======== DATA EXTRACT

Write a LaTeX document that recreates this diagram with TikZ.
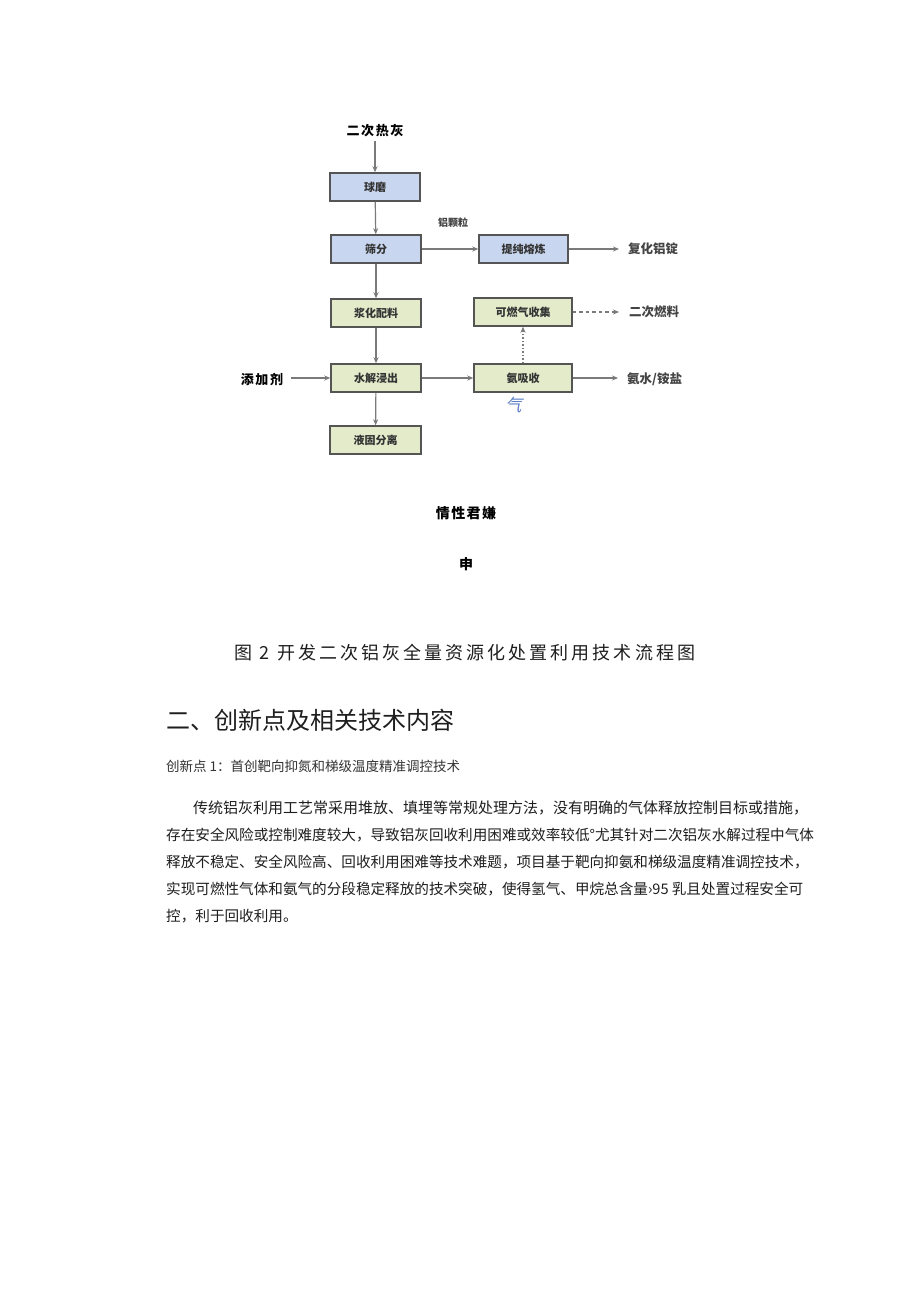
\documentclass[tikz,border=0pt]{standalone}
\usepackage{fontspec}
\setmainfont{Noto Sans CJK SC}
\usetikzlibrary{arrows.meta}
\definecolor{boxblue}{HTML}{C9D6EF}
\definecolor{boxgreen}{HTML}{E4EBCB}
\definecolor{edgec}{HTML}{555555}
\definecolor{linec}{HTML}{7A7A7A}
\definecolor{lbl}{HTML}{333333}
\definecolor{outl}{HTML}{444444}
\definecolor{qiblue}{HTML}{5B7FC4}
\definecolor{bodyc}{HTML}{1E1E1E}
\begin{document}
\begin{tikzpicture}[x=1pt,y=-1pt,
  procbox/.style={draw=edgec, line width=1.5pt, minimum width=90pt, minimum height=28pt, inner sep=0pt, font=\fontsize{11}{13}\selectfont\bfseries, text=lbl},
  bluebox/.style={procbox, fill=boxblue},
  greenbox/.style={procbox, fill=boxgreen},
  outlabel/.style={font=\fontsize{12.5}{15}\selectfont\bfseries, text=outl, inner sep=0pt},
  inlabel/.style={font=\fontsize{13}{15}\selectfont\bfseries\addfontfeatures{LetterSpace=12}, text=black, inner sep=0pt},
  flow/.style={draw=linec, line width=1.2pt, -{Stealth[length=6pt,width=5pt,fill=black!85]}},
  flowdash/.style={flow, dash pattern=on 3.5pt off 3pt},
  flowdot/.style={flow, dash pattern=on 1.5pt off 2pt},
  bodyline/.style={anchor=west, inner sep=0pt, font=\fontsize{14.6}{18}\selectfont, text=bodyc}
]
\useasboundingbox[fill=white] (0,0) rectangle (920,1301);

% process boxes
\node[bluebox] (qm) at (375,187) {球磨};
\node[bluebox] (sf) at (376,249) {筛分};
\node[bluebox, minimum width=89pt] (tc) at (523.5,249) {提纯熔炼};
\node[greenbox] (jh) at (376,313) {浆化配料};
\node[greenbox, minimum width=98pt] (kr) at (523,312) {可燃气收集};
\node[greenbox] (sj) at (376,378) {水解浸出};
\node[greenbox, minimum width=98pt] (aj) at (523,378) {氨吸收};
\node[greenbox, minimum width=91pt] (yg) at (375.5,440) {液固分离};

% outer labels
\node[inlabel] (src) at (375,131) {二次热灰};
\node[inlabel] (tjj) at (262,380) {添加剂};
\node[font=\fontsize{10}{12}\selectfont\bfseries, text=outl, inner sep=0pt] (lkl) at (453,223) {铝颗粒};
\node[outlabel, anchor=west] (fh) at (628,249) {复化铝锭};
\node[outlabel, anchor=west] (ecrl) at (629,312) {二次燃料};
\node[outlabel, anchor=west] (as) at (627,379) {氨水/铵盐};
\node[font=\fontsize{17}{19}\selectfont\addfontfeatures{FakeSlant=0.3}, text=qiblue, inner sep=0pt] (qi) at (513,405) {气};

% connectors
\path (src.south) ++(0,4) coordinate (srcb);
\draw[flow] (srcb) -- (qm.north);
\draw[flow] (qm) -- (sf);
\draw[flow] (sf) -- (jh);
\draw[flow] (jh) -- (sj);
\draw[flow] (sj) -- (yg);
\draw[flow] (sf) -- (tc);
\draw[flow, shorten >=9pt] (tc) -- (fh.west |- tc.east);
\draw[flow] (sj) -- (aj);
\draw[flow, shorten >=9pt] (aj) -- (as.west |- aj.east);
\draw[flowdot] (aj) -- (kr);
\draw[flowdash, shorten >=10pt] (kr) -- (ecrl.west |- kr.east);
\draw[flow, shorten <=8pt] (tjj.east |- sj.west) -- (sj.west);

% lower texts
\node[font=\fontsize{14}{16}\selectfont\bfseries\addfontfeatures{LetterSpace=10}, inner sep=0pt] (t1) at (466,513) {情性君嫌};
\node[font=\fontsize{14}{16}\selectfont\bfseries, inner sep=0pt] (t2) at (466,564) {申};
\node[font=\fontsize{18}{20}\selectfont\addfontfeatures{LetterSpace=17}, text=bodyc, inner sep=0pt] (cap) at (465,653) {图 2 开发二次铝灰全量资源化处置利用技术流程图};
\node[anchor=west, inner sep=0pt, font=\fontsize{24}{28}\selectfont, text=bodyc] (h2) at (166,720) {二、创新点及相关技术内容};
\node[anchor=west, inner sep=0pt, font=\fontsize{13.5}{16}\selectfont, text=lbl] (sub) at (166,766) {创新点 1：首创靶向抑氮和梯级温度精准调控技术};
\node[bodyline, font=\fontsize{15}{18}\selectfont] (p1) at (193,808) {传统铝灰利用工艺常采用堆放、填埋等常规处理方法，没有明确的气体释放控制目标或措施，};
\node[bodyline] (p2) at (166,835) {存在安全风险或控制难度较大，导致铝灰回收利用困难或效率较低°尤其针对二次铝灰水解过程中气体};
\node[bodyline] (p3) at (166,862) {释放不稳定、安全风险高、回收利用困难等技术难题，项目基于靶向抑氨和梯级温度精准调控技术，};
\node[bodyline] (p4) at (166,889) {实现可燃性气体和氨气的分段稳定释放的技术突破，使得氢气、甲烷总含量›95 乳且处置过程安全可};
\node[bodyline] (p5) at (166,916) {控，利于回收利用。};
\end{tikzpicture}
\end{document}
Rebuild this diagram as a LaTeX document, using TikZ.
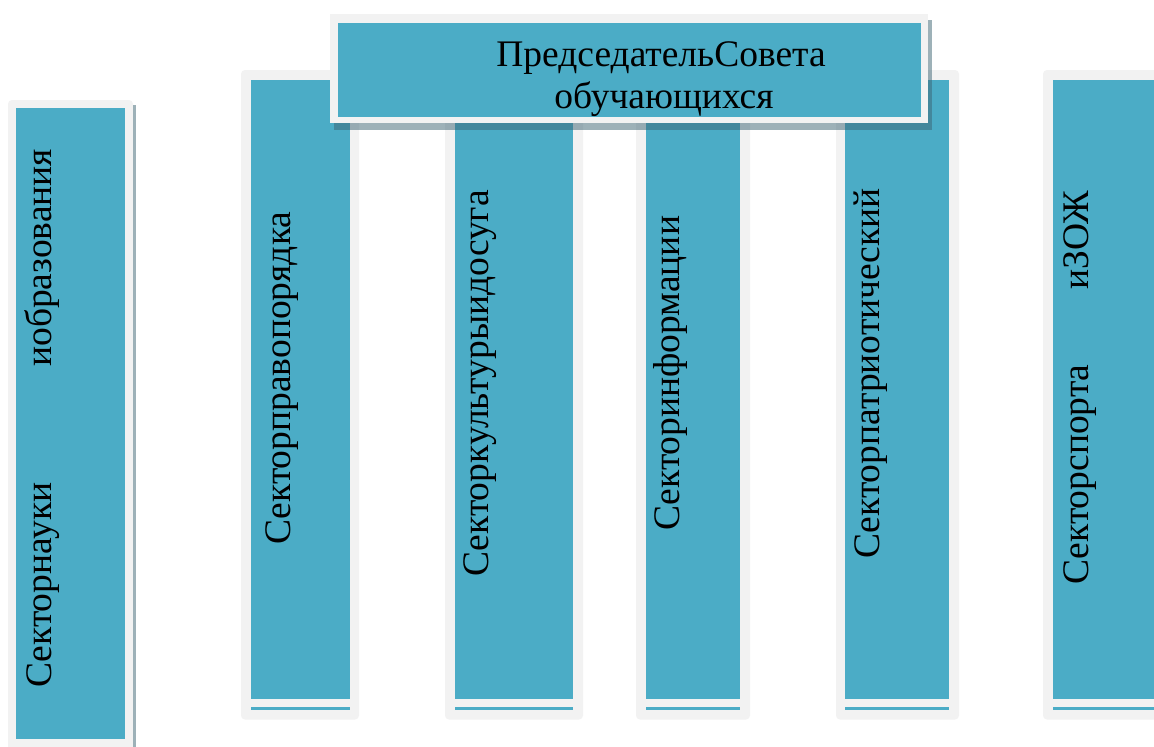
\documentclass[tikz,border=0pt]{standalone}
\usepackage{fontspec}
\setmainfont{Liberation Serif}
\definecolor{acc}{HTML}{4BACC6}
\definecolor{frm}{HTML}{F2F2F2}
\definecolor{shd}{HTML}{3C6473}
\begin{document}
\begin{tikzpicture}[x=1pt,y=-1pt,
  framebox/.style={fill=frm, rounded corners=4pt},
  bluebox/.style={fill=acc},
  shadowbox/.style={fill=shd, opacity=0.5},
  lbl/.style={inner sep=0pt, font=\fontsize{37.5}{44}\selectfont, text=black},
  vlbl/.style={lbl, rotate=90, anchor=base west}]
\useasboundingbox (0,0) rectangle (1154,747);
\fill[white] (0,0) rectangle (1154,747);
% bar 1
\fill[framebox] (8,100) rectangle (133,770);
\fill[bluebox] (16,108) rectangle (125,739);
\fill[shd, opacity=0.5] (133,105) rectangle (135.5,747);
% bars 2-6
\foreach \fa/\fb/\ba/\bb in {241/359/251/350, 445/583/455/573, 636/750/646/740, 836/959/845/949, 1043/1180/1053/1180}{
  \fill[framebox] (\fa,70) rectangle (\fb,719.5);
  \fill[bluebox] (\ba,80) rectangle (\bb,699);
  \fill[bluebox] (\ba,707.3) rectangle (\bb,709.6);
}
% top box
\fill[shadowbox] (334,20) rectangle (932,130);
\fill[frm] (330,14) rectangle (928,123);
\fill[bluebox] (338,23) rectangle (921,117);
\node[lbl, anchor=base] (chairA) at (661,66) {ПредседательСовета};
\node[lbl, anchor=base] (chairB) at (664,108) {обучающихся};
% vertical labels
\node[vlbl] (s1a) at (51,688) {Секторнауки};
\node[vlbl] (s1b) at (51,367) {иобразования};
\node[vlbl] (s2) at (290,545) {Секторправопорядка};
\node[vlbl] (s3) at (488,577) {Секторкультурыидосуга};
\node[vlbl] (s4) at (679,531) {Секторинформации};
\node[vlbl] (s5) at (879,559) {Секторпатриотический};
\node[vlbl] (s6a) at (1088,585) {Секторспорта};
\node[vlbl] (s6b) at (1088,290) {иЗОЖ};
\end{tikzpicture}
\end{document}
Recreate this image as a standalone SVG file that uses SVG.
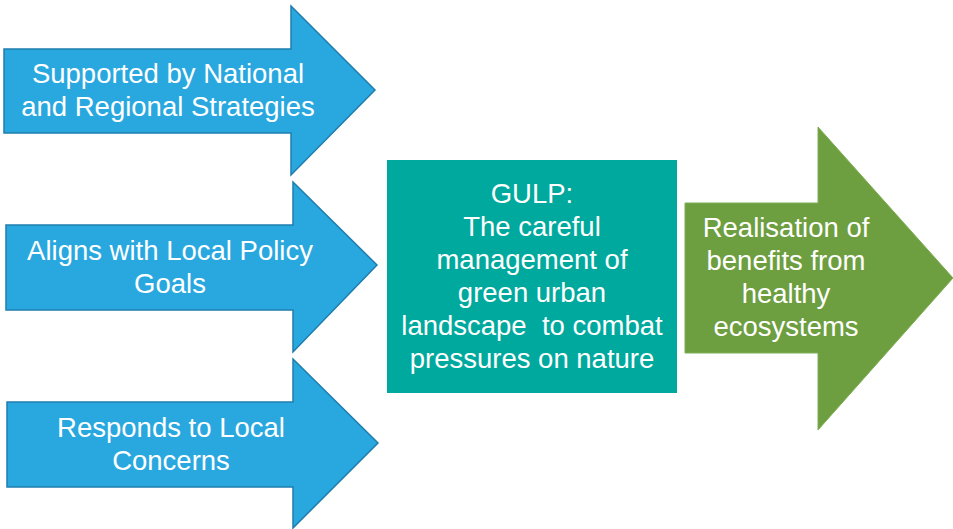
<svg xmlns="http://www.w3.org/2000/svg" width="953" height="529" viewBox="0 0 953 529">
<style>
.blue{fill:#29A8E0;stroke:#1E7DAD;stroke-width:1.5;stroke-linejoin:miter}
.teal{fill:#00A99D}
.green{fill:#6D9E3F;stroke:#7FAE55;stroke-width:1}
text{font-family:"Liberation Sans",Arial,sans-serif;font-size:27.5px;fill:#FFFFFF;text-anchor:middle}
</style>
<rect width="953" height="529" fill="#FFFFFF"/>
<g id="node-national">
<path class="blue" d="M4,49 H291 V6 L375,90 L291,175 V133 H4 Z"/>
<text x="168" y="83">Supported by National</text>
<text x="168" y="116">and Regional Strategies</text>
</g>
<g id="node-local-policy">
<path class="blue" d="M6,225 H293 V182 L377,265 L293,352 V310 H6 Z"/>
<text x="170" y="260">Aligns with Local Policy</text>
<text x="170" y="293">Goals</text>
</g>
<g id="node-local-concerns">
<path class="blue" d="M7,402 H293 V359 L378,443 L293,528 V487 H7 Z"/>
<text x="171" y="437">Responds to Local</text>
<text x="171" y="470">Concerns</text>
</g>
<g id="node-gulp">
<rect class="teal" x="387" y="160" width="290" height="233"/>
<text x="532" y="203">GULP:</text>
<text x="532" y="236">The careful</text>
<text x="532" y="269">management of</text>
<text x="532" y="302">green urban</text>
<text x="532" y="335" xml:space="preserve">landscape  to combat</text>
<text x="532" y="368">pressures on nature</text>
</g>
<g id="node-benefits">
<path class="green" d="M685,203 H818 V127 L953,278 L818,430 V353 H685 Z"/>
<text x="786" y="237">Realisation of</text>
<text x="786" y="270">benefits from</text>
<text x="786" y="303">healthy</text>
<text x="786" y="336">ecosystems</text>
</g>
<g id="connectors"></g>
</svg>
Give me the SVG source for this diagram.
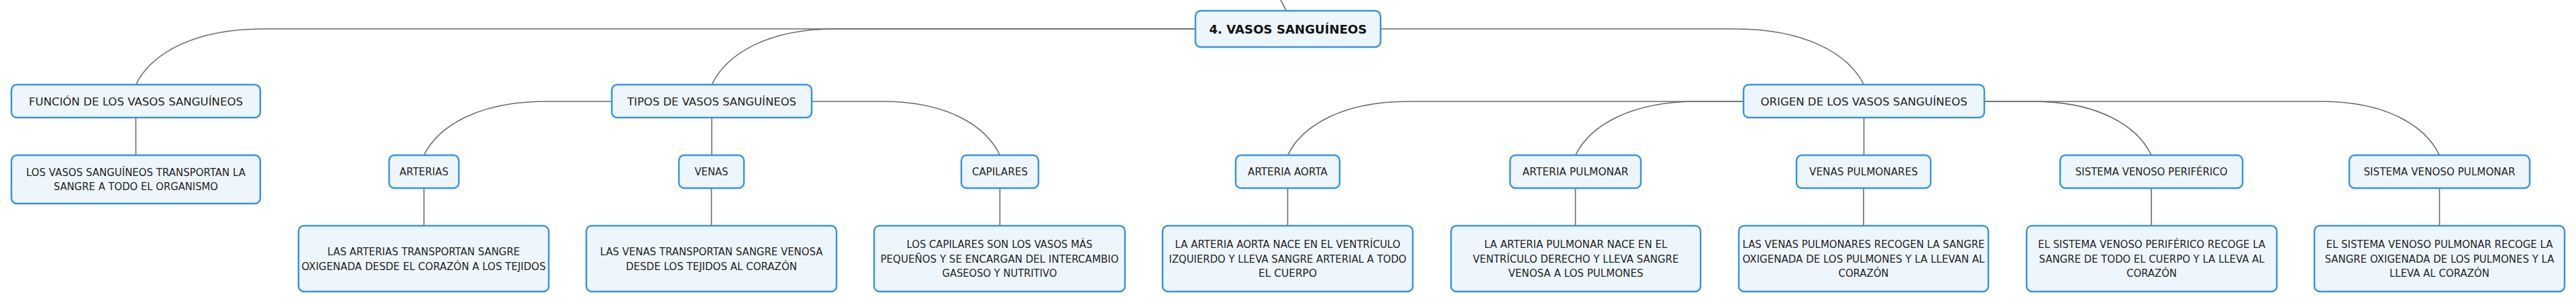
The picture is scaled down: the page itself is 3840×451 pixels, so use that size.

================

TASK TO CARRY OUT:
Take only the line containing "Give me the SVG source for this diagram." and every line after it to the end of the entries, and copy them exactly, pictures excluded.

SOLUTION TO THIS EXERCISE:
Give me the SVG source for this diagram.
The picture is scaled down: the page itself is 3840×451 pixels, so use that size.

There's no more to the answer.